Il primo pezzetto dell’accordo tra Londra e Bruxelles sul Protocollo nordirlandese è stato votato dalla Camera dei Comuni con una grande maggioranza. Per la prima volta da quando i parlamentari britannici hanno valutato (e spesso bocciato) i risultati dei negoziati sulla Brexit, cioè per la prima volta da anni, la rivolta è stata contenuta, ed è stata contenuta dal primo ministro, Rishi Sunak.
Sunak è a favore della Brexit da sempre: quando era sottosegretario nel Governo di David Cameron e ci si posizionava per il referendum del 2016, quel giovane conservatore disse al suo capo che non sarebbe stato dalla sua parte, perché considerava l’uscita dall’UE una occasione. Sette anni dopo, Sunak si ritrova premier – scelto per l’incompetenza della premier venuta prima di lui, Liz Truss, ma le primarie del partito lui le aveva perse – e deve gestire una Brexit che non si è concretizzata né come voleva lui né come si aspettavano molti dei suoi compagni di Governo e di partito. Ha scelto di farlo mettendo da parte convinzioni e fantasie, introducendo invece razionalità e pragmatismo. Si potrebbe dire che non avesse molte alternative, essendo il bilancio della Brexit impietoso, ma non è del tutto vero: la tentazione di applicare al processo della Brexit teorie che si sono già rivelate fallimentari è ancora presente. Oltre alla razionalità, Sunak ha introdotto un altro elemento: il silenzio. Dei negoziati tra il Governo di Londra e l’UE sul Protocollo nordirlandese si è saputo molto poco, solo quando si è trovato l’accordo ci sono stati annunci e dichiarazioni. Nemmeno dei negoziati interni al Partito conservatore e con i partiti brexitari dell’Irlanda del nord si è saputo granché, tant’è vero che si è arrivati al primo voto ai Comuni con aspettative alte e poche polemiche. Il premier, che ha un forte senso di autoconservazione oltre che la responsabilità di rimettere assieme i cocci del Paese, ha realizzato che il dibattito continuo e incontrollato sulla Brexit, spesso condizionato più dall’ideologia che dalla realtà, era diventato un boomerang, e che il rischio di restare ancora una volta paralizzati era molto alto. Se si guardano i negoziati sulla Brexit da una certa distanza, risulta chiaro che l’ostacolo principale a un divorzio più tranquillo possibile non è stata l’ostilità dell’UE ma la lotta interna al Partito conservatore. Sunak è riuscito a disinnescare buona parte di questo perpetuo scontro interno.
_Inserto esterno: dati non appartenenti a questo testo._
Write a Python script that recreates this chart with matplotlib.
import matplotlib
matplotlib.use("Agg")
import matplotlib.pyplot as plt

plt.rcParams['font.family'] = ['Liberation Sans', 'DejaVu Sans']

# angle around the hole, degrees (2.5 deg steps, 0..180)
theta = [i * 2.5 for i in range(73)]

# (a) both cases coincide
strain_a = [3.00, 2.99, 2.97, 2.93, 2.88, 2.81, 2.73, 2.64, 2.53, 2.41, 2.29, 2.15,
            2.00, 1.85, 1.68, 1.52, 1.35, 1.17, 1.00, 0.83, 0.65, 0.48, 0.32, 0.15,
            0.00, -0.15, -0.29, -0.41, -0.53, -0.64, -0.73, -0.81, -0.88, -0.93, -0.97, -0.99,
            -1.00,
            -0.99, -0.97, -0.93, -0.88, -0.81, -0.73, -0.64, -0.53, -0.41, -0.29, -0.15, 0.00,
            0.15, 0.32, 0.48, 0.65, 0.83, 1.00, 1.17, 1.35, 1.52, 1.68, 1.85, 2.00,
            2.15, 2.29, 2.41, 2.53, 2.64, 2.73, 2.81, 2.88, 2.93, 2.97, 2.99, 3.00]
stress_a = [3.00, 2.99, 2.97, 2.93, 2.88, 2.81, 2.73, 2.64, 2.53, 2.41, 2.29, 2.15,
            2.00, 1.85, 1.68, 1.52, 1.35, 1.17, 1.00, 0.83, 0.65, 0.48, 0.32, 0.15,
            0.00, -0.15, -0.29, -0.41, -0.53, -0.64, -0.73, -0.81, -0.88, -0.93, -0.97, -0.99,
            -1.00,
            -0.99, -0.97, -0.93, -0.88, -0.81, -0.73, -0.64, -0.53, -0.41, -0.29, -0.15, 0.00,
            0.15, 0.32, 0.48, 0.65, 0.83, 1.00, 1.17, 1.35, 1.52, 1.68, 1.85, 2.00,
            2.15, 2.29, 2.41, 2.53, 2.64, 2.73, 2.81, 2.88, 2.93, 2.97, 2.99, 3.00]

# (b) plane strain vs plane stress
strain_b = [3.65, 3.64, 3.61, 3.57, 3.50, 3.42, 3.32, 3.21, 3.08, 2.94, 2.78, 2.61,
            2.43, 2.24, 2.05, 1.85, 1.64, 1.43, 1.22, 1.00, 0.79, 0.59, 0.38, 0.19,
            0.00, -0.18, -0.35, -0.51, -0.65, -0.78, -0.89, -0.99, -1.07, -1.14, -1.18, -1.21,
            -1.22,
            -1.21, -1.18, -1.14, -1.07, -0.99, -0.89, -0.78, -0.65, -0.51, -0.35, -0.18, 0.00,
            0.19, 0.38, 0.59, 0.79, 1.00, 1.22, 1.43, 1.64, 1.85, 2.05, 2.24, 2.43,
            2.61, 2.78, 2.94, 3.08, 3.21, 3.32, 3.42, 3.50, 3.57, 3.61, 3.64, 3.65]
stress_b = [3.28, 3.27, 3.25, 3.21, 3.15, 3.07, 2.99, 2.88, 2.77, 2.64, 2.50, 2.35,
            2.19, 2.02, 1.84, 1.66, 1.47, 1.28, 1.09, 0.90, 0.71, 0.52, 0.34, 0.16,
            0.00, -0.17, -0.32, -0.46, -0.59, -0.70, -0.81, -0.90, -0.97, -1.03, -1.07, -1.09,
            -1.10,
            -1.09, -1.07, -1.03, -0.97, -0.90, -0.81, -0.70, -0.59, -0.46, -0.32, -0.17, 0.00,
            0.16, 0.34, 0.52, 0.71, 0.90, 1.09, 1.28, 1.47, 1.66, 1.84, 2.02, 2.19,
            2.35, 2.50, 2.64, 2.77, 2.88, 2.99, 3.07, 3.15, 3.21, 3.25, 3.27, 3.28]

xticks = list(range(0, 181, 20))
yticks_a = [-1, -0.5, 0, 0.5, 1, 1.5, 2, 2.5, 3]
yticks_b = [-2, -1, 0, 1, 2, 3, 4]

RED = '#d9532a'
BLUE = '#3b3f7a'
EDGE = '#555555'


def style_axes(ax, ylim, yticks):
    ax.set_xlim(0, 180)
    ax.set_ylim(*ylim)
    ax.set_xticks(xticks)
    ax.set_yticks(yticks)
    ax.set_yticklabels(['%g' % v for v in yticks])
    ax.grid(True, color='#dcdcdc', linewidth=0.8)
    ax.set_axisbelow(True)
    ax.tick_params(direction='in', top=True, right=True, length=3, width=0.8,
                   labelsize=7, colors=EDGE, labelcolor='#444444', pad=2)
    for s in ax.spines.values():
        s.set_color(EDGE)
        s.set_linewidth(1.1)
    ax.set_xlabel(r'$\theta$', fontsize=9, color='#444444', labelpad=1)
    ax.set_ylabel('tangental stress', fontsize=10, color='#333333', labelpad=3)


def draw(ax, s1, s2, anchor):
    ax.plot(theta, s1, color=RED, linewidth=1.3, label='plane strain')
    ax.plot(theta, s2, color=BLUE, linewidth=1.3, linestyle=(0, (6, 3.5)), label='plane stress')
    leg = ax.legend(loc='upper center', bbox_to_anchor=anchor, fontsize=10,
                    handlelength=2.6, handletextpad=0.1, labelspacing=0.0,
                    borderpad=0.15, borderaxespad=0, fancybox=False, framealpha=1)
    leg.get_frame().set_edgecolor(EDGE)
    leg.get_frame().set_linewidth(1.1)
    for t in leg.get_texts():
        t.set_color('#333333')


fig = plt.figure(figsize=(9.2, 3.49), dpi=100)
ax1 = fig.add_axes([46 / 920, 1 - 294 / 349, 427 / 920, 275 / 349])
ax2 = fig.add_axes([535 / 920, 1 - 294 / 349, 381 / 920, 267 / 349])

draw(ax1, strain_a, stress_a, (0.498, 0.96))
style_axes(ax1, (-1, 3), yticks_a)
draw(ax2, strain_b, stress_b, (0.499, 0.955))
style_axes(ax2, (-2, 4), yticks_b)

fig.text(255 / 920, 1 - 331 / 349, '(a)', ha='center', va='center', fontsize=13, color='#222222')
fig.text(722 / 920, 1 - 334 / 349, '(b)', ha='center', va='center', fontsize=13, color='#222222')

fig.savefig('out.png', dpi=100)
Non tutto. La mattina del voto, l’ex premier Boris Johnson, che deve la sua carriera nazionale e il suo potere proprio alla Brexit definita «done», realizzata, in modo prematuro, ha detto che avrebbe votato contro al primo voto sull’accordo della stagione Sunak. Al di là del merito – Johnson ha rimandato la decisione sul Protocollo nordirlandese, durante il suo mandato, perché sapeva che avrebbe diviso il suo partito e perché è sempre stato più vantaggioso addossare le colpe dei fallimenti a Bruxelles piuttosto che assumersi la responsabilità di gestire il divorzio cambiando alcune condizioni diventate irrealizzabili – l’ex premier ha voluto colpire Sunak, ma anche contare i suoi alleati in Parlamento. Johnson è stato destituito da una decisione del Partito conservatore in seguito al partygate, lo scandalo sulle feste a Downing Street quando le regole del lockdown non le permettevano, ma gode ancora di molta lealtà tra i Tory, aumentata dal rimpianto di averlo cacciato che si è sviluppato durante la breve esperienza di Truss. Non ci vuole stare, insomma, e anzi «il ritorno di BoJo» è diventato un filone narrativo molto presente sui media britannici.
Ma quanto è grande questo consenso? L’ex premier ha voluto verificarlo con il voto sul Protocollo. Quello stesso giorno però Johnson testimoniava davanti a una commissione dei Comuni proprio sul partygate: è accusato di aver violato le restrizioni e di aver mentito al Parlamento quando ha negato di essere a conoscenza delle violazioni. Johnson ha mantenuto la sua linea anche durante la sua testimonianza, ha ribadito di non aver detto alcuna bugia e di non aver tradito la fiducia di nessuno. La commissione dovrà decidere e in gioco c’è lo stesso ruolo da parlamentare di Johnson, ma nelle stesse ore il conteggio dei johnsoniani nell’aula dei Comuni non è andata troppo bene. Questo non vuol dire che l’ex premier non abbia il sostegno che si aspettava, quanto piuttosto che il pragmatismo immesso da Sunak nelle dinamiche relative alla Brexit sembra essere apprezzato e che se mai un giorno Johnson dovesse tornare questa stessa concretezza potrebbe essere richiesta anche a lui.